Treasuries have made an enormous run, but the recent gap up and reversal could mean that it has exhausted its move and may be headed lower. This gap up and reversal, which made railroad track-like formations in the chart should be observed cautiously. High activity days with a jump in volume or price call for close monitoring. The manner in which price reacts to the gap is crucial. If we see a two-day reversal pattern after a gap up where it closes near the opening of the previous gap, it is a sign that buyers are doubting the previous day’s jump.

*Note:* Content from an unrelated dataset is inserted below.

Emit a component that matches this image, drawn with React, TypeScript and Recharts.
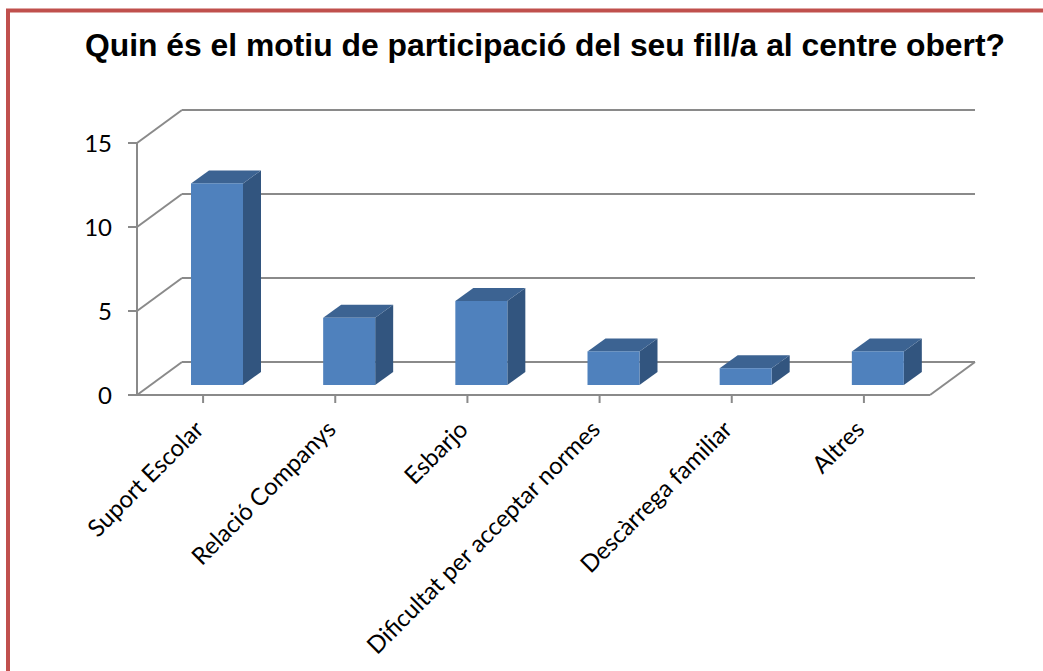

Long Term Treasuries spiked higher during the “flash” crash and has proceeded higher for the past four and a half months. Although a two day price pattern is not reason enough to go short, it does raise a warning bell of caution when combined with the overbought reading.
Now the rally from April is 12.5 percent above the 200 day moving average. It has also reached its upper resistance line. As I indicated above, the buying from the Fed and overseas will abate and we may soon be at a juncture where treasuries have exhausted their move. There are negative divergences with momentum which price usually follows.
China’ s move to decrease their holdings may be starting a trend that could influence other countries as the scramble for basic commodities and hard assets continues. This commodity search should spread to U.S. mining companies, especially as the dollar and treasuries weaken. I expect an increase of acquisitions in U.S. gold, silver and base metal mining companies in the next few years.